9th Chapter - Much ado about activations. This is my favorite part of the book, and solely for the reason that he showcased neural networks in a correlation map format. I’d seen these intermediate visualizations of what a NN is performing before, but this is the first time I’ve ever really had it stick that you can apply correlation maps to the results in order to “see”. Very pleased. For all the words scribbled about softmax, I was a little disappointed by how verbose he ended up being here. One diagram with a short paragraph (the sigmoid treatment) essentially explains it.
10th Chapter - Despite my previous complaints about being verbose, I don’t feel like there was anything deep about this chapter on ConvNets. For such a popular processing model, this piece felt very unfinished. Luckily, the intuition is easy to grasp, but the deeper mathematical concepts are skated over. I should note, that this is actually quite easy to grasp if you are familiar with concepts like Hamming Codes, which have an uncannily resemblance here.
11th Chapter - Like a lot of these final chapters, I just feel like the author was giving the reader a taste of what is out there. Many of these subjects are books and specializations on their own, so I can’t blame him for not going into too much detail. That being said, if I hadn’t had experience with NLP before reading this I would’ve been deeply disappointed. His writing on embedding layers is probably some of the least clear writing in this book, which is largely due to his failure to have a separate section on one-hot encoding vs. label encoding.
12th Chapter - Similar to the prior chapter, I think my view here is skewed. I found it quite intelligible due to my knowledge of certain NLP concepts, but I really don’t think it would be very good without that knowledge. I was able to relate these to things like n-back algorithms and the like. He just didn’t spend enough time on what was going on through here.
13th Chapter - I’m unconvinced that the best way to teach a framework is in this ground up manner. I recognize that this is the ethos of the book, but this is one of those cases where I think a top-down approach works much better than a bottom-up one. A lot of this is just rehashing what you already know, which is fine, but maybe a different book altogether.
14th Chapter - Easily my least favorite chapter. Way too short and the intuition building here is almost non-existent.
15th Chapter - This is almost just a, “Hey, here is a fun-ish new thing that I don’t really want to explain,” final piece. Not sure that you should end a book on deep learning on a section called Homomorphically encrypted federated learning when you haven’t been talking about encryption—which is an entirely different field—throughout.
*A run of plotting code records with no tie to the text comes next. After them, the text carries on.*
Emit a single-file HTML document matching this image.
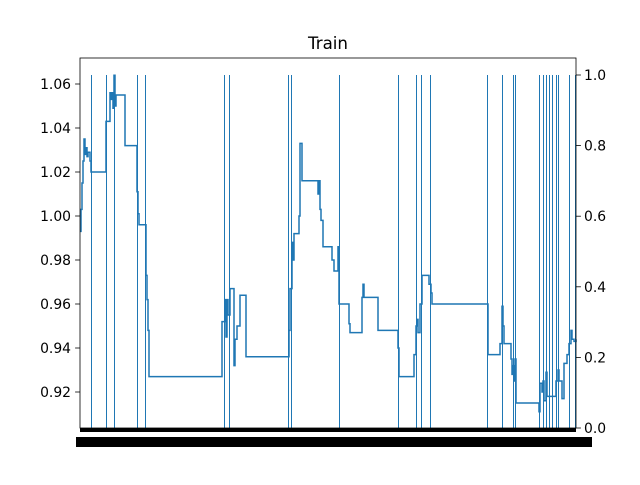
<!DOCTYPE html>
<html><head><meta charset="utf-8"><style>
body{margin:0;background:#fff;}
svg text{font-family:"DejaVu Sans","Liberation Sans",sans-serif;font-size:13.9px;fill:#000;}
</style></head><body>
<svg id="c" width="640" height="480">
<rect width="640" height="480" fill="#fff"/>
<text x="328" y="49" text-anchor="middle" style="font-size:16.7px">Train</text>
<g id="vl"></g><g id="ln"></g>
<rect x="80" y="58" width="496" height="370" fill="none" stroke="#000" stroke-width="0.8"/>
<rect x="80" y="428" width="496" height="4" fill="#000"/>
<rect x="76" y="437" width="516" height="10" fill="#000"/>
<g id="ax"></g>
</svg>
<script>
const steps=[0,1,2,3,4,5,6,7,8,10,11,26,30,31,32,33,34,35,36,45,57,58,59,66,67,68,69,142,145,146,147,148,150,154,155,157,160,166,209,210,212,213,214,219,220,222,238,239,240,241,243,252,254,258,259,269,270,282,283,284,298,318,319,334,336,337,338,340,342,349,351,352,408,420,422,423,424,431,432,433,434,435,436,459,460,462,463,464,466,467,476,478,479,482,484,487,489,491,492,494,496];
const values=[0.993,1.003,1.015,1.025,1.035,1.028,1.031,1.027,1.029,1.025,1.020,1.043,1.056,1.053,1.056,1.049,1.064,1.050,1.055,1.032,1.011,1.001,0.996,0.973,0.962,0.948,0.927,0.952,0.962,0.945,0.962,0.955,0.967,0.932,0.944,0.950,0.964,0.936,0.948,0.967,0.988,0.980,0.992,1.000,1.033,1.016,1.010,1.016,1.003,0.998,0.986,0.980,0.975,0.986,0.960,0.951,0.947,0.963,0.969,0.963,0.948,0.940,0.927,0.937,0.950,0.953,0.947,0.960,0.973,0.969,0.965,0.960,0.937,0.942,0.959,0.950,0.942,0.935,0.928,0.932,0.925,0.935,0.915,0.911,0.924,0.920,0.925,0.916,0.929,0.918,0.925,0.930,0.925,0.917,0.933,0.937,0.942,0.948,0.944,0.943,0.944];
const events=[11,26,34,57,65,144,149,208,211,259,318,336,341,350,407,422,433,435,459,463,466,469,472,476,478,489,495];
const leftTicks=[0.92,0.94,0.96,0.98,1.00,1.02,1.04,1.06];
const rightTicks=[0.0,0.2,0.4,0.6,0.8,1.0];
const NS="http://www.w3.org/2000/svg";
const X=s=>80+s/496*496, Y=v=>392-(v-0.92)/0.02*44, YR=v=>428-v*353;
function mk(t,a,p){const e=document.createElementNS(NS,t);for(const k in a)e.setAttribute(k,a[k]);p.appendChild(e);return e;}
const vl=document.getElementById('vl');
events.forEach(s=>{const l=mk('line',{x1:X(s)+0.5,x2:X(s)+0.5,y1:YR(1),y2:YR(0),stroke:'#1f77b4','stroke-width':1},vl);

});
const n=Math.min(steps.length,values.length);
let d='';
for(let i=0;i<n;i++){
 if(i===0)d+='M'+X(steps[0])+','+Y(values[0]);
 else d+='H'+X(steps[i])+'V'+Y(values[i]);
}
d+='H'+X(496);
const p=mk('path',{d:d,fill:'none',stroke:'#1f77b4','stroke-width':1.5},document.getElementById('ln'));


const ax=document.getElementById('ax');
leftTicks.forEach(v=>{mk('line',{x1:75.1,x2:80,y1:Y(v),y2:Y(v),stroke:'#000','stroke-width':0.8},ax);
const t=mk('text',{x:71,y:Y(v)+5,'text-anchor':'end'},ax);t.textContent=v.toFixed(2);

});
rightTicks.forEach(v=>{mk('line',{x1:576,x2:580.9,y1:YR(v),y2:YR(v),stroke:'#000','stroke-width':0.8},ax);
const t=mk('text',{x:584,y:YR(v)+5},ax);t.textContent=v.toFixed(1);

});
</script>
</body></html>
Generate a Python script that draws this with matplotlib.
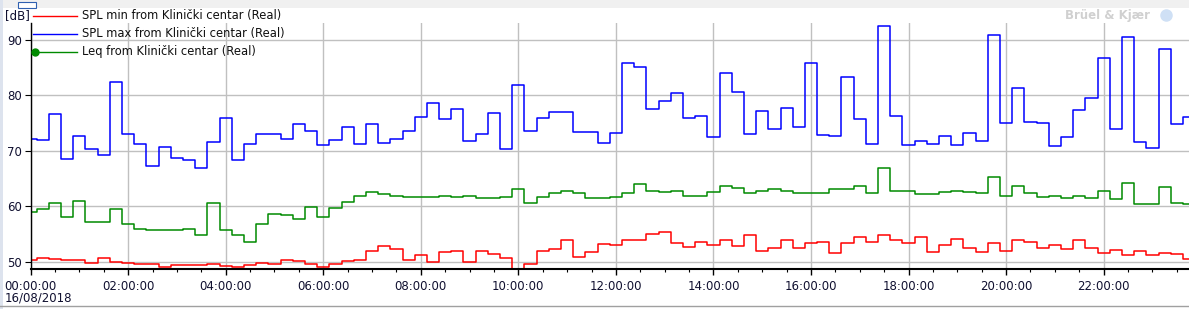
import numpy as np
import pandas as pd
import matplotlib
matplotlib.use("Agg")
import matplotlib.pyplot as plt
import matplotlib.dates as mdates
from matplotlib.lines import Line2D
from matplotlib.patches import Rectangle

# 15 minute values, 16/08/2018
times = pd.date_range("2018-08-16 00:00", periods=96, freq="15min")

spl_min = [50.3, 50.7, 50.5, 50.3, 50.3, 49.8, 50.7, 49.9, 49.8, 49.6,
           49.6, 49.0, 49.4, 49.4, 49.4, 49.6, 49.2, 49.0, 49.4, 49.8,
           49.6, 50.3, 50.1, 49.6, 49.0, 49.6, 50.1, 50.3, 51.9, 52.8,
           52.3, 50.3, 51.2, 49.9, 51.8, 51.9, 49.9, 51.9, 51.4, 50.7,
           47.5, 49.6, 51.9, 52.3, 53.8, 50.9, 51.8, 53.2, 53.0, 53.9,
           53.8, 55.0, 55.4, 53.4, 52.7, 53.6, 53.0, 53.8, 52.8, 54.8,
           51.9, 52.5, 53.8, 52.5, 53.4, 53.6, 51.6, 53.4, 54.5, 53.6,
           54.7, 53.8, 53.4, 54.5, 51.8, 53.0, 54.1, 52.5, 51.8, 53.4,
           51.9, 53.8, 53.6, 52.5, 53.0, 52.3, 53.8, 52.5, 51.6, 52.1,
           51.2, 51.9, 51.2, 51.6, 51.4, 50.5]

spl_max = [72.0, 71.9, 76.6, 68.4, 72.6, 70.2, 69.2, 82.4, 73.0, 71.1,
           67.3, 70.6, 68.7, 68.3, 66.8, 71.5, 75.9, 68.3, 71.1, 73.0,
           73.0, 72.0, 74.8, 73.5, 71.0, 71.9, 74.2, 71.2, 74.8, 71.3,
           72.0, 73.5, 76.0, 78.6, 75.7, 77.5, 71.7, 73.0, 76.8, 70.2,
           81.9, 73.5, 75.9, 77.0, 77.0, 73.3, 73.3, 71.3, 73.1, 85.8,
           85.1, 77.5, 78.9, 80.4, 75.9, 76.2, 72.4, 84.0, 80.6, 73.0,
           77.1, 73.9, 77.7, 74.2, 85.8, 72.8, 72.6, 83.3, 75.7, 71.2,
           92.5, 76.2, 71.0, 71.7, 71.2, 72.6, 71.0, 73.1, 71.7, 90.9,
           75.0, 81.3, 75.1, 75.0, 70.8, 72.4, 77.3, 79.5, 86.7, 73.9,
           90.5, 71.5, 70.4, 88.4, 74.8, 76.0]

leq = [58.9, 59.4, 60.5, 58.1, 61.0, 57.2, 57.2, 59.4, 56.7, 55.9,
       55.6, 55.6, 55.6, 55.9, 54.8, 60.5, 55.6, 54.7, 53.6, 56.7,
       58.6, 58.3, 57.6, 59.9, 58.1, 59.7, 60.8, 61.9, 62.5, 62.2,
       61.9, 61.7, 61.7, 61.7, 61.9, 61.7, 61.9, 61.4, 61.5, 61.7,
       63.0, 60.5, 61.7, 62.3, 62.8, 62.3, 61.4, 61.5, 61.7, 62.3,
       63.9, 62.8, 62.6, 62.8, 61.9, 61.9, 62.6, 63.7, 63.2, 62.3,
       62.8, 63.0, 62.8, 62.3, 62.3, 62.3, 63.0, 63.0, 63.7, 62.3,
       66.8, 62.8, 62.8, 62.1, 62.1, 62.6, 62.8, 62.6, 62.3, 65.2,
       61.9, 63.7, 62.3, 61.7, 61.9, 61.4, 61.9, 61.4, 62.8, 61.2,
       64.1, 60.3, 60.3, 63.5, 60.6, 60.3]

series = [
    ("SPL min from Klinički centar (Real)", spl_min, "#ff0000"),
    ("SPL max from Klinički centar (Real)", spl_max, "#0000ff"),
    ("Leq from Klinički centar (Real)", leq, "#008a00"),
]

W, H = 1189, 309
fig = plt.figure(figsize=(W / 100, H / 100), dpi=100)

def fx(px):
    return px / W

def fy(py):
    return 1 - py / H

# window chrome
fig.add_artist(Rectangle((0, fy(8)), 1, 8 / H, transform=fig.transFigure,
                         facecolor="#f0f0f0", edgecolor="none"))
fig.add_artist(Rectangle((fx(18), fy(8)), 18 / W, 6 / H, transform=fig.transFigure,
                         facecolor="white", edgecolor="#3060b0", lw=0.8))
fig.add_artist(Rectangle((0, 0), 3 / W, 1, transform=fig.transFigure,
                         facecolor="#dde3ee", edgecolor="none"))
fig.add_artist(Line2D([0, 1], [fy(306), fy(306)], transform=fig.transFigure,
                      color="#a0a0a0", lw=1))

ax = fig.add_axes([fx(30.6), fy(269.3), 1 - fx(30.6), (269.3 - 23) / H])

for name, vals, col in series:
    ax.step(times, vals, where="mid", color=col, lw=1.1)

ax.set_ylim(48.6, 93.0)
ax.set_xlim(times[0], times[-1])
ax.set_yticks([50, 60, 70, 80, 90])

ax.xaxis.set_major_locator(mdates.HourLocator(byhour=range(0, 24, 2)))
ax.xaxis.set_minor_locator(mdates.MinuteLocator(byminute=[0, 30]))
ax.xaxis.set_major_formatter(mdates.DateFormatter("%H:%M:%S"))

ax.grid(True, which="major", color="#c0c0c0", lw=1)
ax.set_axisbelow(True)
for s in ["top", "right"]:
    ax.spines[s].set_visible(False)
ax.spines["left"].set_linewidth(1.0)
ax.spines["bottom"].set_linewidth(1.5)
ax.tick_params(axis="y", length=4, width=0.8, pad=2, labelsize=8.5, labelcolor="#101030")
ax.tick_params(axis="x", which="major", length=4, width=1, pad=4, labelsize=8.5,
               labelcolor="#101030")
ax.tick_params(axis="x", which="minor", length=2.5, width=0.8)

# legend drawn like the original control
rows = [16, 34, 52]
for (name, vals, col), yy in zip(series, rows):
    fig.add_artist(Line2D([fx(33), fx(77)], [fy(yy), fy(yy)], transform=fig.transFigure,
                          color=col, lw=1.0))
    fig.text(fx(82), fy(yy), name, fontsize=8.3, va="center", ha="left", color="#101010")
fig.add_artist(Line2D([fx(35)], [fy(52)], transform=fig.transFigure, color="#008a00",
                      marker="o", markersize=5))

fig.text(fx(5), fy(16), "[dB]", fontsize=8.5, va="center", ha="left", color="#101030")
fig.text(fx(5), fy(298), "16/08/2018", fontsize=8.5, va="center", ha="left", color="#101030")
fig.text(fx(1150), fy(15), "Brüel & Kjær", fontsize=8.5, fontweight="bold", va="center",
         ha="right", color="#d0d0d0")
fig.add_artist(Line2D([fx(1166)], [fy(15)], transform=fig.transFigure, color="#cfe0f5",
                      marker="o", markersize=8, markeredgecolor="#cfe0f5"))

fig.savefig("out.png", dpi=100)
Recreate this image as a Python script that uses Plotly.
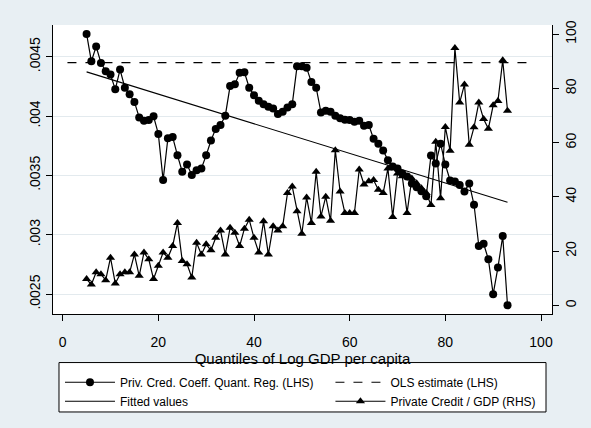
import numpy as np
import plotly.graph_objects as go

# Quantiles of log GDP per capita at which the regression was estimated
quantiles = list(range(5, 94))

# Private credit coefficient from the quantile regressions (left axis)
coef_quantreg = [
    .004692, .004461, .004586, .004448, .004378, .004350, .004225, .004392, .004239, .004183,
    .004119, .003989, .003961, .003967, .003998, .003850, .003461, .003814, .003823, .003669,
    .003531, .003592, .003503, .003544, .003558, .003669, .003794, .003892, .003925, .004003,
    .004253, .004267, .004364, .004369, .004239, .004175, .004128, .004100, .004078, .004064,
    .004017, .004036, .004073, .004100, .004419, .004419, .004406, .004286, .004239, .004031,
    .004044, .004036, .004003, .003981, .003969, .003967, .003953, .003961, .003919, .003925,
    .003808, .003767, .003711, .003628, .003575, .003558, .003517, .003492, .003433, .003400,
    .003367, .003325, .003667, .003600, .003767, .003592, .003458, .003448, .003419, .003364,
    .003433, .003253, .002906, .002925, .002794, .002500, .002725, .002989, .002406,
]

# Private credit / GDP at each quantile (right axis)
private_credit_gdp = [
    9.7, 7.7, 12.2, 11.5, 9.3, 17.6, 8.1, 11.5, 12.2, 12.2,
    18.8, 10.9, 19.5, 17.0, 9.7, 14.6, 19.5, 17.6, 21.9, 30.4,
    16.4, 15.2, 10.3, 23.1, 18.8, 22.5, 20.3, 24.9, 27.6, 18.8,
    28.6, 26.8, 21.9, 28.3, 31.6, 24.9, 19.5, 31.0, 18.8, 29.2,
    27.6, 29.2, 41.4, 43.8, 34.7, 26.4, 39.8, 30.4, 49.3, 32.8,
    40.1, 31.2, 57.2, 42.0, 34.1, 34.1, 34.1, 50.1, 44.6, 45.8,
    46.2, 42.6, 41.4, 50.5, 32.6, 48.6, 47.6, 34.1, 46.8, 45.0,
    43.2, 41.4, 37.0, 60.3, 39.5, 65.8, 57.0, 94.9, 74.8, 81.5,
    59.2, 65.7, 74.8, 68.7, 65.1, 73.8, 75.4, 90.4, 71.8,
]

# OLS estimate of the same coefficient and the quantile span it is drawn over
ols_estimate = 0.00445
ols_span = [1, 97]

left_ticks = [0.0025, 0.003, 0.0035, 0.004, 0.0045]
left_tick_text = [".0025", ".003", ".0035", ".004", ".0045"]
right_ticks = [0, 20, 40, 60, 80, 100]
x_ticks = [0, 20, 40, 60, 80, 100]

# Linear fit of the quantile coefficients on the quantile
slope, intercept = np.polyfit(quantiles, coef_quantreg, 1)
fitted = [intercept + slope * q for q in quantiles]

FONT = "Liberation Sans, Arial, sans-serif"
BG = "#e8eff3"

fig = go.Figure()

fig.add_trace(go.Scatter(
    x=quantiles, y=coef_quantreg, mode="lines+markers",
    name="Priv. Cred. Coeff. Quant. Reg. (LHS)",
    line=dict(color="black", width=1.2),
    marker=dict(symbol="circle", size=8, color="black"),
    legend="legend",
))
fig.add_trace(go.Scatter(
    x=quantiles, y=fitted, mode="lines", name="Fitted values",
    line=dict(color="black", width=1.1),
    legend="legend",
))
fig.add_trace(go.Scatter(
    x=ols_span, y=[ols_estimate, ols_estimate], mode="lines",
    name="OLS estimate (LHS)",
    line=dict(color="black", width=1.2, dash="dash"),
    legend="legend2",
))
fig.add_trace(go.Scatter(
    x=quantiles, y=private_credit_gdp, mode="lines+markers", yaxis="y2",
    name="Private Credit / GDP (RHS)",
    line=dict(color="black", width=1.2),
    marker=dict(symbol="triangle-up", size=8, color="black"),
    legend="legend2",
))

# Frame around the two legend columns
fig.add_shape(type="rect", xref="paper", yref="paper",
              x0=0.012, x1=0.988, y0=-0.339, y1=-0.168,
              line=dict(color="black", width=1), fillcolor="white", layer="below")

legend_common = dict(
    orientation="v", yanchor="top", xanchor="left",
    bgcolor="rgba(0,0,0,0)", borderwidth=0, itemwidth=50,
    font=dict(family=FONT, size=12, color="black"), tracegroupgap=0,
)

fig.update_layout(
    width=591, height=428,
    margin=dict(l=53, r=37, t=25, b=111, pad=0),
    paper_bgcolor=BG, plot_bgcolor="white",
    font=dict(family=FONT, size=14, color="black"),
    showlegend=True,
    legend=dict(x=0.014, y=-0.186, **legend_common),
    legend2=dict(x=0.556, y=-0.186, **legend_common),
    xaxis=dict(
        range=[-2.02, 102.3], tickvals=x_ticks, ticks="outside", ticklen=6,
        tickcolor="black", showline=True, linecolor="black", linewidth=1,
        showgrid=False, zeroline=False, ticklabelstandoff=9,
        tickfont=dict(size=14),
        title=dict(text="Quantiles of Log GDP per capita", standoff=3,
                   font=dict(size=15)),
    ),
    yaxis=dict(
        range=[0.002333, 0.004767], tickvals=left_ticks, ticktext=left_tick_text,
        tickangle=-90, ticks="outside", ticklen=6, tickcolor="black",
        showline=True, linecolor="black", linewidth=1,
        showgrid=True, gridcolor="#e3eaee", gridwidth=1, zeroline=False,
        tickfont=dict(size=14),
    ),
    yaxis2=dict(
        overlaying="y", side="right", range=[-3.18, 103.4], tickvals=right_ticks,
        tickangle=-90, ticks="outside", ticklen=6, tickcolor="black",
        showline=True, linecolor="black", linewidth=1,
        showgrid=False, zeroline=False, tickfont=dict(size=14),
    ),
)

fig.write_html("out.html")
I was actually pretty pleased with this book. My biggest problem is that I’m not sure it knew exactly what it wanted to be. If I had advice, I would grab the intuitions (both mathematical and abstract) and leave most of the coding samples alone. There are just better ways to code through work that don’t consist of copying so-so code snippets. I’m excited to read through a couple more and see how they stack up against this one.